Already at this early stage – according to the German Minstry of Justice following the recommendations of the position papers – a failure of the German restructuring framework is to be feared in the sense that the case numbers of the “preventive restructuring framework” will not exceed those of the “umbrella procedure” according to § 270 b InsO. This is partly due to “homemade” problems, such as the over-complexity of the planned implementation, which is likely to degrade the proceedings to “light insolvency proceedings” due to the constant involvement of the court. This is all the more the case as the German insolvency courts – which are not known for their debtor friendliness – are likely to be given jurisdiction over the restructuring proceedings. Thus, the proceedings are likely to face the same fate (albeit for other reasons) as the German Settlement Act (“Vergleichsordnung, VglO”) at the time.

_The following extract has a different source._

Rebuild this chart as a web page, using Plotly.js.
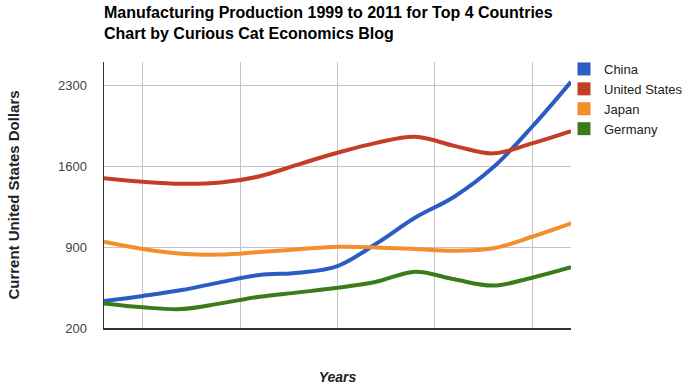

In part, however, the already apparent lack of success of a German restructuring procedure may also be due to the pursuit of other – more creditor-oriented – approaches to implementation in other member states. The emerging Dutch law on the restructuring framework is a prime example of a creditor-friendly system that should also make it possible for debtors from other EU countries to use it. The Dutch system thus takes up the original idea of the Directive, which was intended to promote a settlement of the high numbers of NPL stocks in the southern member states of the EU without too much involvement of the courts. It is already foreseeable that this system will enjoy similar popularity among creditors and managing directors of debtors as the scheme of arrangement procedure under English law.
It remains to be seen how the German Ministry of Justice will proceed in view of this initial situation and the position papers discussed here – i.e. what the draft Bill will look like.